*Required task*: Give an exact transcription of every line, dropping the images.

*****

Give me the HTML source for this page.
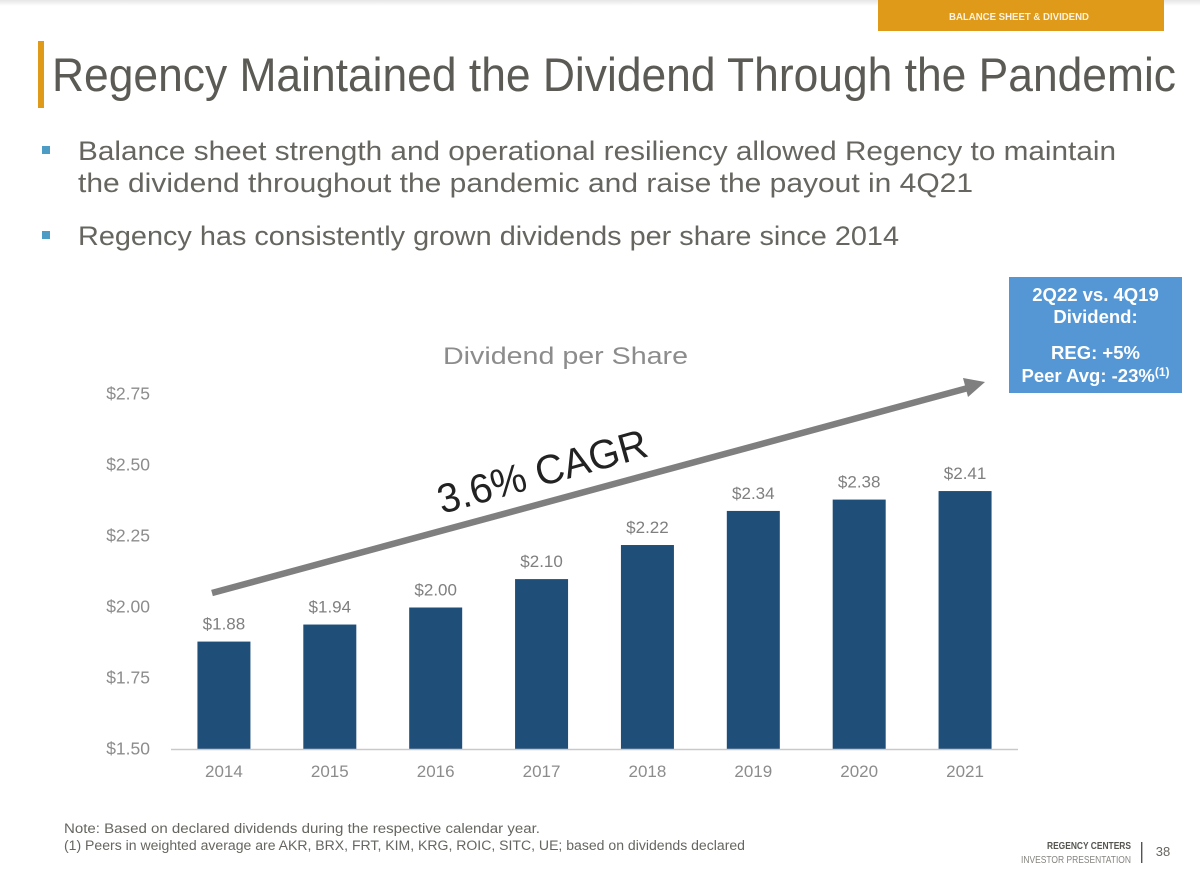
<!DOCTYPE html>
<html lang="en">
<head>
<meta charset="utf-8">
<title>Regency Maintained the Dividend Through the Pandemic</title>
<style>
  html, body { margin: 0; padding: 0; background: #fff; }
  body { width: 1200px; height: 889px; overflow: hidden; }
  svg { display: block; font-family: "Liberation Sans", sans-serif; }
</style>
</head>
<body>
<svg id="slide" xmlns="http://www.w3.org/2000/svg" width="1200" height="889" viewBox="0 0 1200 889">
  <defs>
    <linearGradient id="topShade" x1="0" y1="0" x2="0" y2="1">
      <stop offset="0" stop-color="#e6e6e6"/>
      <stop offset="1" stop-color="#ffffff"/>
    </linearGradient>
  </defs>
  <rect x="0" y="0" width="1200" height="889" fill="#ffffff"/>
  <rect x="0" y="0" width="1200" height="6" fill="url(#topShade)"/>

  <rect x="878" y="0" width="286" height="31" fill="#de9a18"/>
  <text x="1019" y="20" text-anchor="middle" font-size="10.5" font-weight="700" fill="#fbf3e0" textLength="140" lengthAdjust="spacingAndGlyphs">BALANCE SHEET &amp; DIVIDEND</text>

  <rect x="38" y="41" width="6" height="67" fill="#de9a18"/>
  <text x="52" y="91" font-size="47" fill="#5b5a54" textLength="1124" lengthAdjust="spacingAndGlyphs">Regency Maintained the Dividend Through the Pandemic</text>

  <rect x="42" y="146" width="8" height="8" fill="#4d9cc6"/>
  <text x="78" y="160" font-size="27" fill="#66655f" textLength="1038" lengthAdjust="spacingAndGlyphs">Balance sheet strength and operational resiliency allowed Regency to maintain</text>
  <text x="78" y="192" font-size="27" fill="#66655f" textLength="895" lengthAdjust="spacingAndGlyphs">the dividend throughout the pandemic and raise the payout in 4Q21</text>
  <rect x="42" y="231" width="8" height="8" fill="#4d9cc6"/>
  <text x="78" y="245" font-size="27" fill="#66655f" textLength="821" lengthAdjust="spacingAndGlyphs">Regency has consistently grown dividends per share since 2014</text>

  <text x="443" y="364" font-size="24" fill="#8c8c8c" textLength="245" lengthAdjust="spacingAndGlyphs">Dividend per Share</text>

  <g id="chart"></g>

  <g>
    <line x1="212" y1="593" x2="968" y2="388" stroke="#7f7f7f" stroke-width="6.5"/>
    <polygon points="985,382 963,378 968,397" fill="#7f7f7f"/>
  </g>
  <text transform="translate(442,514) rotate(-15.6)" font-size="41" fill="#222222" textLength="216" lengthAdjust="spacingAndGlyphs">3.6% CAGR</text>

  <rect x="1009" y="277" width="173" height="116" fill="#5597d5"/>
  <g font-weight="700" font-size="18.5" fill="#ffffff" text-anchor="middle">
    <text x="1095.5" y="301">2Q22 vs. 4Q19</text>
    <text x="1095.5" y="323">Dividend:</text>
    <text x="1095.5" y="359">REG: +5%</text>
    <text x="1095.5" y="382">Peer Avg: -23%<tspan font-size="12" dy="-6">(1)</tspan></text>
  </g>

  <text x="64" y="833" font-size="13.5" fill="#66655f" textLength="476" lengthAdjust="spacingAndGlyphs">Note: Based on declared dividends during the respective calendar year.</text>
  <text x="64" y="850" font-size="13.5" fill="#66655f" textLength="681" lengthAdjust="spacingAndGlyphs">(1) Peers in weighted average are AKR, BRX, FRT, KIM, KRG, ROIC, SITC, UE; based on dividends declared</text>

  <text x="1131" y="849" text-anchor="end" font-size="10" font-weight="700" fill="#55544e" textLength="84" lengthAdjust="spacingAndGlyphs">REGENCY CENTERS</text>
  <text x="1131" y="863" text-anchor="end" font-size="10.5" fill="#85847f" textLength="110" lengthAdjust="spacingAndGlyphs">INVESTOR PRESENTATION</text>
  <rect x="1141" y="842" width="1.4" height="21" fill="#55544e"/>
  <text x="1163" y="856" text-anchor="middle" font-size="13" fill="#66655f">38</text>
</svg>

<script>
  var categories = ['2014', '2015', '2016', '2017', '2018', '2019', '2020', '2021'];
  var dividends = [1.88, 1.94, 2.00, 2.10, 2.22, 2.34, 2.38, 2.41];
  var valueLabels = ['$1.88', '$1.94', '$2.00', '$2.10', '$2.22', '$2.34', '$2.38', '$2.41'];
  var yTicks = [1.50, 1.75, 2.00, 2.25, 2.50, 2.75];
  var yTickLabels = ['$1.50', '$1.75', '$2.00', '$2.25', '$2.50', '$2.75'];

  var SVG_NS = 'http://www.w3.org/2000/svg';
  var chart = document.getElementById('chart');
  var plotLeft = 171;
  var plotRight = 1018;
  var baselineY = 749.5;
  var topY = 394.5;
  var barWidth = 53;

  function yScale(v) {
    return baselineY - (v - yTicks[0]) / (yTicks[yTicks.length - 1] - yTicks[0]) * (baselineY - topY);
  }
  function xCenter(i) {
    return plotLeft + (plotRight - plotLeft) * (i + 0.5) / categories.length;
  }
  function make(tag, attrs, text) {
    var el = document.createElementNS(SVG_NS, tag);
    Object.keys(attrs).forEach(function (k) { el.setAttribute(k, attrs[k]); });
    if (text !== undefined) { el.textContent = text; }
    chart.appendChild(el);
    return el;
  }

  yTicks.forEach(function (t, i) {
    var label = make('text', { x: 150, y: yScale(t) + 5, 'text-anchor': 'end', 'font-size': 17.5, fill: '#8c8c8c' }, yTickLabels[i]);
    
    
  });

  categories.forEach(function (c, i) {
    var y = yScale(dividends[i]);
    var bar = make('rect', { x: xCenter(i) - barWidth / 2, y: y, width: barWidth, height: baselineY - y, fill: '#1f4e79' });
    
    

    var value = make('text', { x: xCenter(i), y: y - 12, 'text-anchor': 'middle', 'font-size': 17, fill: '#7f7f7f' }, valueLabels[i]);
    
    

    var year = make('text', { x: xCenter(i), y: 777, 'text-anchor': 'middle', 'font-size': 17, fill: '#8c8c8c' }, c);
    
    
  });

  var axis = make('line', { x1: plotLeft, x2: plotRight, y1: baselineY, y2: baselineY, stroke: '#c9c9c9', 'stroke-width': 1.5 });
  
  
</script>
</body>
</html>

*****

*Answer to the problem*:
Give me the HTML source for this page.
<!DOCTYPE html>
<html lang="en">
<head>
<meta charset="utf-8">
<title>Regency Maintained the Dividend Through the Pandemic</title>
<style>
  html, body { margin: 0; padding: 0; background: #fff; }
  body { width: 1200px; height: 889px; overflow: hidden; }
  svg { display: block; font-family: "Liberation Sans", sans-serif; }
</style>
</head>
<body>
<svg id="slide" xmlns="http://www.w3.org/2000/svg" width="1200" height="889" viewBox="0 0 1200 889">
  <defs>
    <linearGradient id="topShade" x1="0" y1="0" x2="0" y2="1">
      <stop offset="0" stop-color="#e6e6e6"/>
      <stop offset="1" stop-color="#ffffff"/>
    </linearGradient>
  </defs>
  <rect x="0" y="0" width="1200" height="889" fill="#ffffff"/>
  <rect x="0" y="0" width="1200" height="6" fill="url(#topShade)"/>

  <rect x="878" y="0" width="286" height="31" fill="#de9a18"/>
  <text x="1019" y="20" text-anchor="middle" font-size="10.5" font-weight="700" fill="#fbf3e0" textLength="140" lengthAdjust="spacingAndGlyphs">BALANCE SHEET &amp; DIVIDEND</text>

  <rect x="38" y="41" width="6" height="67" fill="#de9a18"/>
  <text x="52" y="91" font-size="47" fill="#5b5a54" textLength="1124" lengthAdjust="spacingAndGlyphs">Regency Maintained the Dividend Through the Pandemic</text>

  <rect x="42" y="146" width="8" height="8" fill="#4d9cc6"/>
  <text x="78" y="160" font-size="27" fill="#66655f" textLength="1038" lengthAdjust="spacingAndGlyphs">Balance sheet strength and operational resiliency allowed Regency to maintain</text>
  <text x="78" y="192" font-size="27" fill="#66655f" textLength="895" lengthAdjust="spacingAndGlyphs">the dividend throughout the pandemic and raise the payout in 4Q21</text>
  <rect x="42" y="231" width="8" height="8" fill="#4d9cc6"/>
  <text x="78" y="245" font-size="27" fill="#66655f" textLength="821" lengthAdjust="spacingAndGlyphs">Regency has consistently grown dividends per share since 2014</text>

  <text x="443" y="364" font-size="24" fill="#8c8c8c" textLength="245" lengthAdjust="spacingAndGlyphs">Dividend per Share</text>

  <g id="chart"></g>

  <g>
    <line x1="212" y1="593" x2="968" y2="388" stroke="#7f7f7f" stroke-width="6.5"/>
    <polygon points="985,382 963,378 968,397" fill="#7f7f7f"/>
  </g>
  <text transform="translate(442,514) rotate(-15.6)" font-size="41" fill="#222222" textLength="216" lengthAdjust="spacingAndGlyphs">3.6% CAGR</text>

  <rect x="1009" y="277" width="173" height="116" fill="#5597d5"/>
  <g font-weight="700" font-size="18.5" fill="#ffffff" text-anchor="middle">
    <text x="1095.5" y="301">2Q22 vs. 4Q19</text>
    <text x="1095.5" y="323">Dividend:</text>
    <text x="1095.5" y="359">REG: +5%</text>
    <text x="1095.5" y="382">Peer Avg: -23%<tspan font-size="12" dy="-6">(1)</tspan></text>
  </g>

  <text x="64" y="833" font-size="13.5" fill="#66655f" textLength="476" lengthAdjust="spacingAndGlyphs">Note: Based on declared dividends during the respective calendar year.</text>
  <text x="64" y="850" font-size="13.5" fill="#66655f" textLength="681" lengthAdjust="spacingAndGlyphs">(1) Peers in weighted average are AKR, BRX, FRT, KIM, KRG, ROIC, SITC, UE; based on dividends declared</text>

  <text x="1131" y="849" text-anchor="end" font-size="10" font-weight="700" fill="#55544e" textLength="84" lengthAdjust="spacingAndGlyphs">REGENCY CENTERS</text>
  <text x="1131" y="863" text-anchor="end" font-size="10.5" fill="#85847f" textLength="110" lengthAdjust="spacingAndGlyphs">INVESTOR PRESENTATION</text>
  <rect x="1141" y="842" width="1.4" height="21" fill="#55544e"/>
  <text x="1163" y="856" text-anchor="middle" font-size="13" fill="#66655f">38</text>
</svg>

<script>
  var categories = ['2014', '2015', '2016', '2017', '2018', '2019', '2020', '2021'];
  var dividends = [1.88, 1.94, 2.00, 2.10, 2.22, 2.34, 2.38, 2.41];
  var valueLabels = ['$1.88', '$1.94', '$2.00', '$2.10', '$2.22', '$2.34', '$2.38', '$2.41'];
  var yTicks = [1.50, 1.75, 2.00, 2.25, 2.50, 2.75];
  var yTickLabels = ['$1.50', '$1.75', '$2.00', '$2.25', '$2.50', '$2.75'];

  var SVG_NS = 'http://www.w3.org/2000/svg';
  var chart = document.getElementById('chart');
  var plotLeft = 171;
  var plotRight = 1018;
  var baselineY = 749.5;
  var topY = 394.5;
  var barWidth = 53;

  function yScale(v) {
    return baselineY - (v - yTicks[0]) / (yTicks[yTicks.length - 1] - yTicks[0]) * (baselineY - topY);
  }
  function xCenter(i) {
    return plotLeft + (plotRight - plotLeft) * (i + 0.5) / categories.length;
  }
  function make(tag, attrs, text) {
    var el = document.createElementNS(SVG_NS, tag);
    Object.keys(attrs).forEach(function (k) { el.setAttribute(k, attrs[k]); });
    if (text !== undefined) { el.textContent = text; }
    chart.appendChild(el);
    return el;
  }

  yTicks.forEach(function (t, i) {
    var label = make('text', { x: 150, y: yScale(t) + 5, 'text-anchor': 'end', 'font-size': 17.5, fill: '#8c8c8c' }, yTickLabels[i]);
    
    
  });

  categories.forEach(function (c, i) {
    var y = yScale(dividends[i]);
    var bar = make('rect', { x: xCenter(i) - barWidth / 2, y: y, width: barWidth, height: baselineY - y, fill: '#1f4e79' });
    
    

    var value = make('text', { x: xCenter(i), y: y - 12, 'text-anchor': 'middle', 'font-size': 17, fill: '#7f7f7f' }, valueLabels[i]);
    
    

    var year = make('text', { x: xCenter(i), y: 777, 'text-anchor': 'middle', 'font-size': 17, fill: '#8c8c8c' }, c);
    
    
  });

  var axis = make('line', { x1: plotLeft, x2: plotRight, y1: baselineY, y2: baselineY, stroke: '#c9c9c9', 'stroke-width': 1.5 });
  
  
</script>
</body>
</html>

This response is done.